>> Begin Source material
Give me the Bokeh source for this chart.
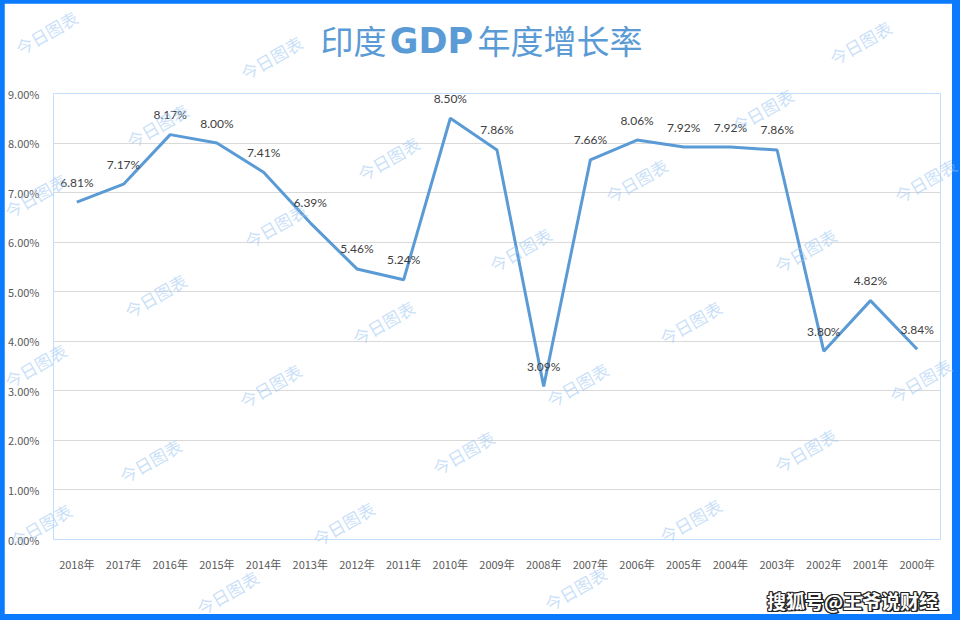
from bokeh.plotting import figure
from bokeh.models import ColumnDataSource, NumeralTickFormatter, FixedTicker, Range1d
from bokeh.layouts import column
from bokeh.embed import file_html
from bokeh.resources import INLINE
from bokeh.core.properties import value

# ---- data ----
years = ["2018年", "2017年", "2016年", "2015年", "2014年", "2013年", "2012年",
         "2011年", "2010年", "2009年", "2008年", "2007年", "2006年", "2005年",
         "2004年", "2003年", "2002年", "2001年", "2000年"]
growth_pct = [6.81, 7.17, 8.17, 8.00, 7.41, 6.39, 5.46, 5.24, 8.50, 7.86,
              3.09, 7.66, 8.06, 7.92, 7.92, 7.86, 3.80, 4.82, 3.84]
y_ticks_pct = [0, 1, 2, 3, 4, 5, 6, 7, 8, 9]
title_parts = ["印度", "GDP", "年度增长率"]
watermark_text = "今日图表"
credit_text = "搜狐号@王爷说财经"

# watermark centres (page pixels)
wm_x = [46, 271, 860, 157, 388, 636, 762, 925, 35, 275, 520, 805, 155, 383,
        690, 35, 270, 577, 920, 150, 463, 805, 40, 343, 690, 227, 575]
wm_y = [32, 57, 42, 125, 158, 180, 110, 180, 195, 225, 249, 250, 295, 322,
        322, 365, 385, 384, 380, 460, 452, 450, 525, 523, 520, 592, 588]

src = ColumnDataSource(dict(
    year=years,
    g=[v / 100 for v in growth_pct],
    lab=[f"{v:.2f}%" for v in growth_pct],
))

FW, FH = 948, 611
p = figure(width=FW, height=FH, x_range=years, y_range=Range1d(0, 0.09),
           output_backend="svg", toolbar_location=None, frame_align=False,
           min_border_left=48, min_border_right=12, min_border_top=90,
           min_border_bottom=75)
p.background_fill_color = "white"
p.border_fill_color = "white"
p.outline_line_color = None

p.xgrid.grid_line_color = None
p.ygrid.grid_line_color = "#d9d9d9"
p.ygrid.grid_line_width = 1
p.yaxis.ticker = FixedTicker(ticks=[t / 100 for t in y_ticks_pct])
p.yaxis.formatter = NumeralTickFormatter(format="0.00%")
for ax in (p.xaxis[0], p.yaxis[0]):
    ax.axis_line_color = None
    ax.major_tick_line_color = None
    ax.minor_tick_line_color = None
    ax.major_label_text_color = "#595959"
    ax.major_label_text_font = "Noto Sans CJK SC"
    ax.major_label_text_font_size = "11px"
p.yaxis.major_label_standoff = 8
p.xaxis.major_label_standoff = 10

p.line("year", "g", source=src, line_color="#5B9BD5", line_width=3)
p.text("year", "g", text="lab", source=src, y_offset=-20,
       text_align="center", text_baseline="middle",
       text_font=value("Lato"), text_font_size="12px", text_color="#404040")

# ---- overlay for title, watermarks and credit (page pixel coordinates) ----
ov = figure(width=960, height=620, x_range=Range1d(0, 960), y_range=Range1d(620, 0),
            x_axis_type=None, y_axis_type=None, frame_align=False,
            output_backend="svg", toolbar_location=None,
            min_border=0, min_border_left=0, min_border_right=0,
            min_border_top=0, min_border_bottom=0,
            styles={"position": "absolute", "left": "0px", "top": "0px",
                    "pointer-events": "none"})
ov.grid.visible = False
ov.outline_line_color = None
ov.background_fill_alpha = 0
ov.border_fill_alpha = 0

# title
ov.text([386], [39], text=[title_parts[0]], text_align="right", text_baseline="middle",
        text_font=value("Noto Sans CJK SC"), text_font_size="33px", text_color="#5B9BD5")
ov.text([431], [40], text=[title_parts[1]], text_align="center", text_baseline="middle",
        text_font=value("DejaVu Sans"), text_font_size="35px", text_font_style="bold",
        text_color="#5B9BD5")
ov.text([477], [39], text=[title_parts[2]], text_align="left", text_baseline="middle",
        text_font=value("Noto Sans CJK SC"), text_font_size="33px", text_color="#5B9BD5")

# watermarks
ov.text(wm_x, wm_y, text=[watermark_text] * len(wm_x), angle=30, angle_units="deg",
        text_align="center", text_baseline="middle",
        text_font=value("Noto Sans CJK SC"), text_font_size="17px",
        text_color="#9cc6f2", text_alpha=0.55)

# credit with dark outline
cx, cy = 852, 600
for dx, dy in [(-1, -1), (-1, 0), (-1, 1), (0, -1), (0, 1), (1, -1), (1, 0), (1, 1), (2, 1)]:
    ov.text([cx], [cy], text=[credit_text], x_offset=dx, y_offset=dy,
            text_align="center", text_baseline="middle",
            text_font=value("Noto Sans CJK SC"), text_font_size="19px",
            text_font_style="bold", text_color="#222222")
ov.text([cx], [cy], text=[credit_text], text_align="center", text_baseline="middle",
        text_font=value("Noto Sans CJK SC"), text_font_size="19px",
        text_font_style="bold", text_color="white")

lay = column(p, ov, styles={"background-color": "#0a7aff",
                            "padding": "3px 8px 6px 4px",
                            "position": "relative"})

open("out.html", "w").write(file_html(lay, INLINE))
>> End Source material
>> Begin Source material
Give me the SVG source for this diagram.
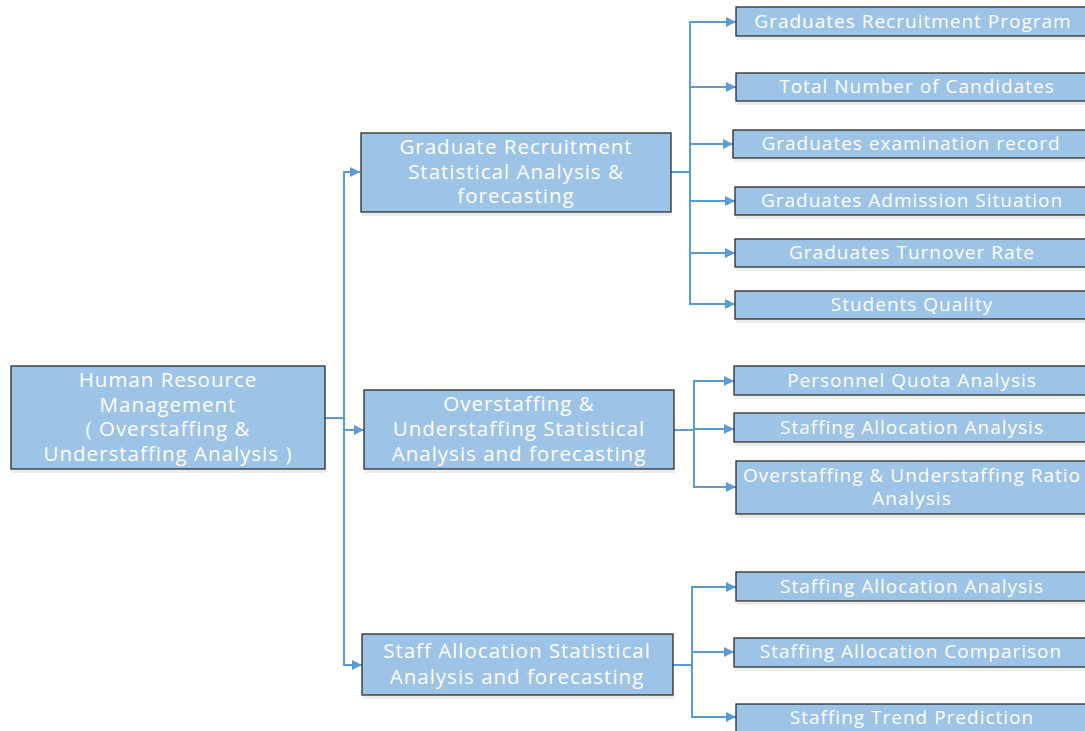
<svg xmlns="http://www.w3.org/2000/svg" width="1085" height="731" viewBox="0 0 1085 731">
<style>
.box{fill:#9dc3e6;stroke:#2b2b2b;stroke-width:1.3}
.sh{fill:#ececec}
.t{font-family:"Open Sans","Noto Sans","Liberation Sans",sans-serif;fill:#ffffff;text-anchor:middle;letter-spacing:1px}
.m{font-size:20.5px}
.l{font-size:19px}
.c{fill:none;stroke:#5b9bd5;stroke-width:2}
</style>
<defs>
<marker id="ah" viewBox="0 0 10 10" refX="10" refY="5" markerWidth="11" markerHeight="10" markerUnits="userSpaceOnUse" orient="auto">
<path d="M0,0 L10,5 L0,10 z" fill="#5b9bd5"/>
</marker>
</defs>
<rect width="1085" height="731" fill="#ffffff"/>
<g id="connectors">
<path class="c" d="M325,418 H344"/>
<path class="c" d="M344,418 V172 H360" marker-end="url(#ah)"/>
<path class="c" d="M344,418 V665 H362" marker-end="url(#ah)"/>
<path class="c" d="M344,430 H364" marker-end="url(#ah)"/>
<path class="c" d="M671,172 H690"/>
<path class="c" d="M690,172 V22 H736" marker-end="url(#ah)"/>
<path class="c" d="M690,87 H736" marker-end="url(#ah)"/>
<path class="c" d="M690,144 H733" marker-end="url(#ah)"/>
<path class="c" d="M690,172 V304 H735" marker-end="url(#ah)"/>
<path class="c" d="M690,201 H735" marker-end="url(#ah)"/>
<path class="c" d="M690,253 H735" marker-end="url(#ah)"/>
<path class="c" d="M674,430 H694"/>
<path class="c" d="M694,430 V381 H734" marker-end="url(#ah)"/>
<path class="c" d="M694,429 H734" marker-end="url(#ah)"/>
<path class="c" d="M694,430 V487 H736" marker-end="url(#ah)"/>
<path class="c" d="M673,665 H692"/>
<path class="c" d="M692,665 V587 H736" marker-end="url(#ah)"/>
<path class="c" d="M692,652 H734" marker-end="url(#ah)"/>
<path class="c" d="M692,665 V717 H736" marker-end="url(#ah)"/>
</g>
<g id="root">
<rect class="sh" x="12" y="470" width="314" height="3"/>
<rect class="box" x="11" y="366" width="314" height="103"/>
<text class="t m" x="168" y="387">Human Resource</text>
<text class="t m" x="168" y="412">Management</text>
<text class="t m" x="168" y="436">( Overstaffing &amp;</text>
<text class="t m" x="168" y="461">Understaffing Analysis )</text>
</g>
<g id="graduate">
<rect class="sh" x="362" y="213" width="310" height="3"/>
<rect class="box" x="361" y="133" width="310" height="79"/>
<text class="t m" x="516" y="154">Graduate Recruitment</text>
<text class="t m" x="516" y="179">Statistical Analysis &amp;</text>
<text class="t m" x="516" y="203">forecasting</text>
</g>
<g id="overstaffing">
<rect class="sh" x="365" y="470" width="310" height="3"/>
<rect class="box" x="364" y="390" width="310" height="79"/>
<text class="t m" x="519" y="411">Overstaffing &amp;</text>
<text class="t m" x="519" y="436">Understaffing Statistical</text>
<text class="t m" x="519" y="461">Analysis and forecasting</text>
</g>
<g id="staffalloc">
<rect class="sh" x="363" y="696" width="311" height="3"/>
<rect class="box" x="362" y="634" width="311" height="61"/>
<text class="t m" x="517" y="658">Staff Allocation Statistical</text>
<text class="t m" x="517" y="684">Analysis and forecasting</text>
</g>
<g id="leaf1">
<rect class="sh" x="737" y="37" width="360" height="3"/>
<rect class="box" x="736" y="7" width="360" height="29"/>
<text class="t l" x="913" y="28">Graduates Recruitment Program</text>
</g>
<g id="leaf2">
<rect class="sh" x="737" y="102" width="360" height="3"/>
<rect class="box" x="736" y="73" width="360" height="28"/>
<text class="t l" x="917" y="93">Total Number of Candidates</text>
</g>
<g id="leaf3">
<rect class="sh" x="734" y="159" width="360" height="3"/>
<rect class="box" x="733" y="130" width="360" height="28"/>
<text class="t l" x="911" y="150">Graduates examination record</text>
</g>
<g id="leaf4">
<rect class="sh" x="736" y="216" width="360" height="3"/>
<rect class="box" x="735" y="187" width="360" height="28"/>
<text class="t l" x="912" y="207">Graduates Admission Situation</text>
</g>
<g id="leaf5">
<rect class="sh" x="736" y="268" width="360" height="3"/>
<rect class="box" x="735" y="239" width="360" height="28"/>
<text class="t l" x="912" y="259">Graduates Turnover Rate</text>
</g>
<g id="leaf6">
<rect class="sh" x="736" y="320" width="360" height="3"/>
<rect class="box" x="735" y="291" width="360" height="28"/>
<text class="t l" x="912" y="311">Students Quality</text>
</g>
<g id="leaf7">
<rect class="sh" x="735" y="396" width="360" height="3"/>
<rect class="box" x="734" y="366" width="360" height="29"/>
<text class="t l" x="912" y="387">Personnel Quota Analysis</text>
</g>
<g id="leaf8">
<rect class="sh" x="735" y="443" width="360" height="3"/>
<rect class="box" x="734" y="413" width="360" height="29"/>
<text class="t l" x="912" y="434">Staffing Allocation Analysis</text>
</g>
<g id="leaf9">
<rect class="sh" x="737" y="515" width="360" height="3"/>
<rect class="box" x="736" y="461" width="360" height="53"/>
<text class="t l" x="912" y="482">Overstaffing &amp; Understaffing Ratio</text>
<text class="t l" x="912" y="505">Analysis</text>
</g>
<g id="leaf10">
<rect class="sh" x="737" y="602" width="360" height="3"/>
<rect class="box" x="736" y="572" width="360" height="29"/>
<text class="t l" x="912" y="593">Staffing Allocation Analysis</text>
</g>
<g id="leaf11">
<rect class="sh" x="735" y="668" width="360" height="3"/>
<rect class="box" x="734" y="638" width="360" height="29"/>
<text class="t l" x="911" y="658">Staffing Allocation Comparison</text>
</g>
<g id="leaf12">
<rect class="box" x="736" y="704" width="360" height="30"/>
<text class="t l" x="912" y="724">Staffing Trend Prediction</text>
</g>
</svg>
>> End Source material
=== Request ===
Copy word for word every line from the one with "Give me the Bokeh source for this chart." through the one with "p.outline_line_color = None", including both. No pictures belong in the copy.

=== Finished exercise ===
Give me the Bokeh source for this chart.
from bokeh.plotting import figure
from bokeh.models import ColumnDataSource, NumeralTickFormatter, FixedTicker, Range1d
from bokeh.layouts import column
from bokeh.embed import file_html
from bokeh.resources import INLINE
from bokeh.core.properties import value

# ---- data ----
years = ["2018年", "2017年", "2016年", "2015年", "2014年", "2013年", "2012年",
         "2011年", "2010年", "2009年", "2008年", "2007年", "2006年", "2005年",
         "2004年", "2003年", "2002年", "2001年", "2000年"]
growth_pct = [6.81, 7.17, 8.17, 8.00, 7.41, 6.39, 5.46, 5.24, 8.50, 7.86,
              3.09, 7.66, 8.06, 7.92, 7.92, 7.86, 3.80, 4.82, 3.84]
y_ticks_pct = [0, 1, 2, 3, 4, 5, 6, 7, 8, 9]
title_parts = ["印度", "GDP", "年度增长率"]
watermark_text = "今日图表"
credit_text = "搜狐号@王爷说财经"

# watermark centres (page pixels)
wm_x = [46, 271, 860, 157, 388, 636, 762, 925, 35, 275, 520, 805, 155, 383,
        690, 35, 270, 577, 920, 150, 463, 805, 40, 343, 690, 227, 575]
wm_y = [32, 57, 42, 125, 158, 180, 110, 180, 195, 225, 249, 250, 295, 322,
        322, 365, 385, 384, 380, 460, 452, 450, 525, 523, 520, 592, 588]

src = ColumnDataSource(dict(
    year=years,
    g=[v / 100 for v in growth_pct],
    lab=[f"{v:.2f}%" for v in growth_pct],
))

FW, FH = 948, 611
p = figure(width=FW, height=FH, x_range=years, y_range=Range1d(0, 0.09),
           output_backend="svg", toolbar_location=None, frame_align=False,
           min_border_left=48, min_border_right=12, min_border_top=90,
           min_border_bottom=75)
p.background_fill_color = "white"
p.border_fill_color = "white"
p.outline_line_color = None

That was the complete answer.